Still, Washington will have divided government.

Even the natural political gridlock that’s inherent when one political party controls the House and another holds the Senate and presidency doesn’t have to result in automatic stalemates in advancing commonsense policies.

Arguably, the most meaningful welfare-reform policy in American history was passed following what became known as the “Republican Revolution” in 1994 in which voters decided to force then-President Bill Clinton to work with the minority party by handing the GOP and its new speaker, Rep. Newt Gingrich, the keys to the U.S. House of Representative for the first time in 40 years. The result was a truly bipartisan policy lifting millions out of poverty that both political parties could claim credit for – Clinton and Gingrich both did – but couldn’t attack each other on the campaign trail since it was a product of both parties.

While much has been made of the overheated political rhetoric during Trump’s presidency on both sides of the aisle, American voters still believe divided government is a good thing for the country. As usual, they got it right.

Now, will Trump and the likely new-but-returning House Speaker Nancy Pelosi, a California Democrat, also get it right for the country?

Kentucky voters also got it right on Election Night by rewarding Republicans, who at least attempted to tackle the commonwealth’s pension crisis, which not that long ago was considered a political career’s deal-killer akin to touching Social Security in national campaigns.

After passage of a bill creating a more stable retirement system for new teachers, union leaders successfully provoked their constituencies to march on Frankfort, including a protest against pension-reform legislators in early October to which they brought 13 U-Haul and Budget trucks.

Bill Londrigan, president of the Kentucky AFL-CIO, promised to “vote them out and then move them out.” Yet the U-Haul trucks remained empty after the midterm election as voters handily rejected single-issue candidates, who – though admirably passionate about public education and the future of the teaching profession – brought little else to the table outside occasional references to tax hikes to pay for their planned big increases in pension and education spending.

Voters listened but weren’t enamored with this approach, electing only 14 of the 51 candidates from the education field who campaigned for legislative seats.

Voters wondered about these candidates: “You’re passionate about public education but can you put a two-year budget together that involves comprehensive decisions and prioritizing about spending our hard-earned dollars?”

In the end, they weren’t convinced that protestors barging in and interrupting serious committee hearings on pension-reform legislation by shouting “tax the rich” and warbling union-inspired ditties were capable of governing the commonwealth.

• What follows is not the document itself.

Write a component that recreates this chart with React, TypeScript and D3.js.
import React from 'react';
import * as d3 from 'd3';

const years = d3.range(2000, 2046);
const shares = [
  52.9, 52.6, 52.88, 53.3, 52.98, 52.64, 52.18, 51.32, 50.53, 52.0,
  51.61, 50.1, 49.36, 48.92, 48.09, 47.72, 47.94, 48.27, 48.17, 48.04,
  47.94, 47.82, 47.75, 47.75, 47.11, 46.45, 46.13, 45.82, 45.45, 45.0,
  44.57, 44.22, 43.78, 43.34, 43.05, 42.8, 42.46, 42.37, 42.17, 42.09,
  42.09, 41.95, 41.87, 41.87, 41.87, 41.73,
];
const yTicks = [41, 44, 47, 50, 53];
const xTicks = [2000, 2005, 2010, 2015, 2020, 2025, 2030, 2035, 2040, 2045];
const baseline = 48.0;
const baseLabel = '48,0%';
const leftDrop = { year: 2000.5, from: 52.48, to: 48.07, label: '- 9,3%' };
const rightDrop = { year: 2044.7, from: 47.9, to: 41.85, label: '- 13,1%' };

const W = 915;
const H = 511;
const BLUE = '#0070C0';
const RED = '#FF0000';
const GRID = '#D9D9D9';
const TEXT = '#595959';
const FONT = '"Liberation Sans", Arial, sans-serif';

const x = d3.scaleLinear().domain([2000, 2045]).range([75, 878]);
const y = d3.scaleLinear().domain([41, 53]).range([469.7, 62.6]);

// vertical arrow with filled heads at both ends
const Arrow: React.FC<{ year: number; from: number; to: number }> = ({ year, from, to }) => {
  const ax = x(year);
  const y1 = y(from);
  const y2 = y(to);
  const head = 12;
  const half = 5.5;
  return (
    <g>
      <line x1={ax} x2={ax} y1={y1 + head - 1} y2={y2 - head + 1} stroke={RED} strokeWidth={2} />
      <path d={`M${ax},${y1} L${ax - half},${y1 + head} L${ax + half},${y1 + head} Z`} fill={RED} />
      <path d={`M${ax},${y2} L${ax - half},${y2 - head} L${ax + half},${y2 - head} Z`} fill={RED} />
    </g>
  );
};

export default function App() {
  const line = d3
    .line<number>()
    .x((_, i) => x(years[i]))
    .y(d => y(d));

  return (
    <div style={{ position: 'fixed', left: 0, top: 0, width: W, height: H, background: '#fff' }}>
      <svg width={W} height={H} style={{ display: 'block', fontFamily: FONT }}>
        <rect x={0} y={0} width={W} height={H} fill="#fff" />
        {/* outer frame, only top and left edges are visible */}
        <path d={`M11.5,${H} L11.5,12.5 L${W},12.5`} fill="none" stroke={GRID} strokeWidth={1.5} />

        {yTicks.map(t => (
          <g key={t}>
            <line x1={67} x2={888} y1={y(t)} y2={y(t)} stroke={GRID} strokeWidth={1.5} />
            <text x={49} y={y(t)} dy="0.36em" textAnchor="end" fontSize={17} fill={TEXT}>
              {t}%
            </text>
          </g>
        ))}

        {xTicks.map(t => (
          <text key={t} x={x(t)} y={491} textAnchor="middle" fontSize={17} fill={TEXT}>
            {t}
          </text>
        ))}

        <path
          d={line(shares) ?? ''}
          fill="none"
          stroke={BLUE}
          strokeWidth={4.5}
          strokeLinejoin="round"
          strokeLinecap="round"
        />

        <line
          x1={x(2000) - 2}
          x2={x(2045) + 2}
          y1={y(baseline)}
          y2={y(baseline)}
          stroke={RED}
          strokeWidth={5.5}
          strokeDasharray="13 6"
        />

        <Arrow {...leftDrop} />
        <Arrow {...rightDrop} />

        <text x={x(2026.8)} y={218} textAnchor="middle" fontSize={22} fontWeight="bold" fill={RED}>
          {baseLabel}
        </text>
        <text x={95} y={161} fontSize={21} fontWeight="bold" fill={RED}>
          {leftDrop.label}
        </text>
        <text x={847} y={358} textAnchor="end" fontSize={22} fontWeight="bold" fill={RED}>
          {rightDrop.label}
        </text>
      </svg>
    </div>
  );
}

By retaining its legislative supermajority, Kentucky’s GOP can get it right by confidently addressing tough issues and finding ways to take more bites out of the pension-reform apple.

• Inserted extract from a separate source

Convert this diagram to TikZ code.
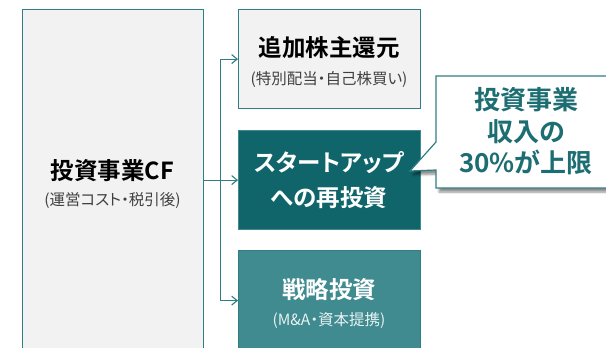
\documentclass[tikz,border=0pt]{standalone}
\usepackage{fontspec}
\setmainfont{Noto Sans CJK JP}[BoldFont={Noto Sans CJK JP Bold}, RawFeature=+palt]
\usetikzlibrary{arrows.meta,shadows.blur}
\definecolor{tealline}{HTML}{2F7E83}
\definecolor{tealdark}{HTML}{0F6569}
\definecolor{tealmid}{HTML}{3F8B90}
\definecolor{lightfill}{HTML}{F2F2F2}
\definecolor{subgray}{HTML}{404040}
\definecolor{calltext}{HTML}{1D6E73}
\tikzset{
  x=1pt,y=-1pt,
  boxbase/.style={draw=tealline, line width=1.2pt, inner sep=0pt, anchor=north west},
  lightbox/.style={boxbase, fill=lightfill, minimum width=181pt},
  darkbox/.style={boxbase, fill=tealdark, draw=tealmid, minimum width=182pt},
  midbox/.style={boxbase, fill=tealmid, minimum width=182pt},
  titletxt/.style={font=\fontsize{23.5}{28}\selectfont\bfseries, inner sep=0pt},
  subtxt/.style={font=\fontsize{15.5}{18}\selectfont, inner sep=0pt},
  conn/.style={draw=tealline, line width=1.1pt, -{Straight Barb[length=5.5pt,width=9pt,line width=1.1pt]}},
}
\begin{document}
\begin{tikzpicture}
\useasboundingbox (0,0) rectangle (606,348);
% boxes
\node[lightbox, minimum height=341pt] (cf) at (22,9) {};
\node[lightbox, minimum width=182pt, minimum height=99pt] (b1) at (238,9) {};
\node[darkbox, minimum height=99pt] (b2) at (238,130) {};
\node[midbox, minimum height=100pt] (b3) at (238,250) {};
% texts
\node[titletxt, text=black] (cft) at (112.5,171) {投資事業CF};
\node[subtxt, text=subgray] (cfs) at (112.5,200) {(運営コスト・税引後)};
\node[titletxt, text=black] (b1t) at (329,48) {追加株主還元};
\node[subtxt, text=subgray] (b1s) at (329,79) {(特別配当・自己株買い)};
\node[titletxt, text=white] (b2t) at (329,163) {スタートアップ};
\node[titletxt, text=white] (b2s) at (329,198) {への再投資};
\node[titletxt, text=white] (b3t) at (329,290) {戦略投資};
\node[subtxt, text=white!88!tealmid] (b3s) at (329,320) {(M\&A・資本提携)};
% connectors
\coordinate (j) at (220.5,179.5);
\draw[conn] (cf.east |- b2.west) -- (b2.west);
\draw[conn] (j) |- (b1.west);
\draw[conn] (j) |- (b3.west);
% callout
\path[draw=tealline, line width=1.2pt, fill=white,
      blur shadow={shadow xshift=3pt, shadow yshift=-4pt, shadow blur steps=6, shadow opacity=45}]
  (436,76) -- (620,76) -- (620,188) -- (436,188) -- (436,170) -- (410,171) -- (436,142) -- cycle;
\node[font=\fontsize{26}{31.5}\selectfont\bfseries, text=calltext, align=center, inner sep=0pt] (call) at (526,131.5)
  {投資事業\\収入の\\30\%が上限};
\end{tikzpicture}
\end{document}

For instance, if the state Supreme Court upholds Franklin Circuit Judge Philip Shepherd’s ruling striking down the pension-reform legislation passed during the session because of the process – they gutted another bill to pass it – the GOP should address it head-on in the 2019 General Assembly by passing a clean alternative that offers more than window dressing. That means including tough, but necessary, decisions reforming benefit structures, ensuring a secure retirement for current and future retirees and protecting taxpayers from economic-busting liabilities.